Pakistani officials say at least three people have been killed in fresh clashes between police and supporters of a banned Islamist group seeking the expulsion of the French envoy over the publication of cartoons in France depicting the Prophet Muhammad.

Police spokesman Rana Arif in the eastern city of Lahore said followers of the hard-line Tehrik-e Labaik Pakistan (TLP) party attacked the police headquarters with a petrol bomb on April 18 and took six security personnel hostage.

Asif said that 20 people, including 11 police officers, were wounded in the clashes.

The group had given the government an April 20 deadline to expel the French ambassador over last year’s publication of cartoons depicting the Prophet -- deemed blasphemous by many Muslims.

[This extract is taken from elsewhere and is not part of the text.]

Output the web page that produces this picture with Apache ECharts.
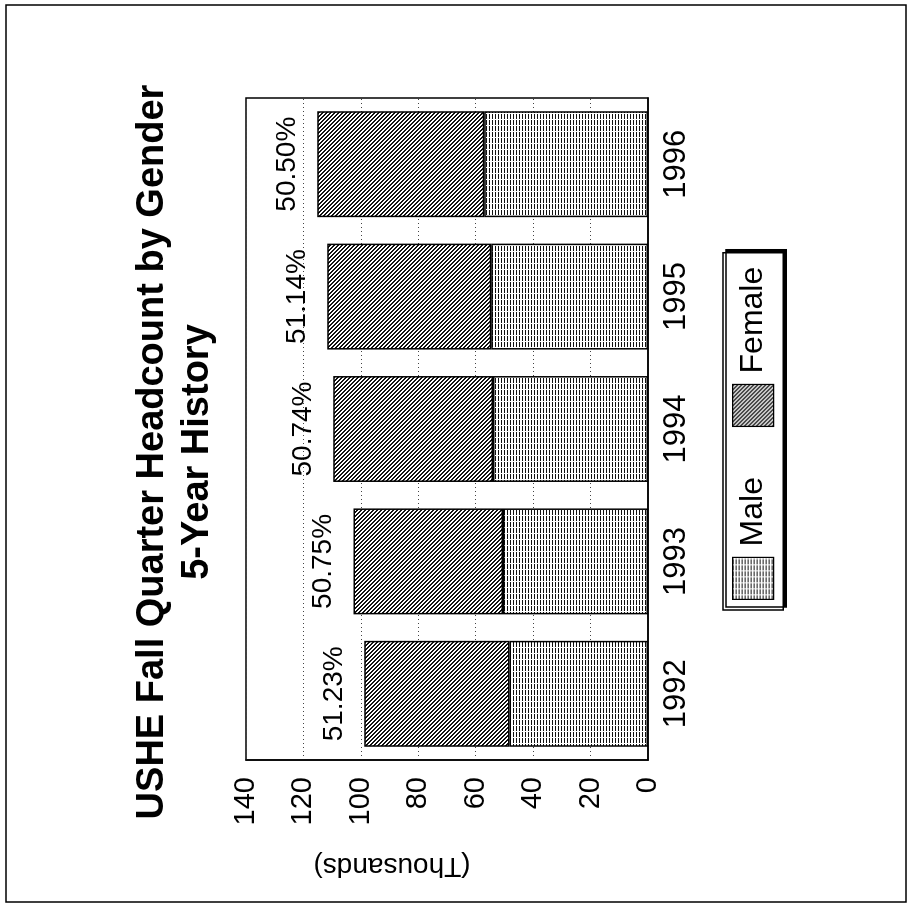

The authorities responded by arresting the group’s leader on April 12, in a move that prompted supporters to hold protests and sit-ins across the country.

At least five people, including two police officers, have been killed in the anti-French rallies, which on April 15 prompted France’s embassy in Islamabad to urge French nationals to leave Pakistan. Islamabad banned the party after the violence.

Anti-France protests have erupted in several Muslim countries, including Pakistan, since October of last year after French President Emmanuel Macron defended the right to publish cartoons, including those deemed offensive by some Muslims.

The cartoons had been republished by the satirical magazine Charlie Hebdo to mark the opening of the trial over the deadly 2015 attack against the publication for the original caricatures.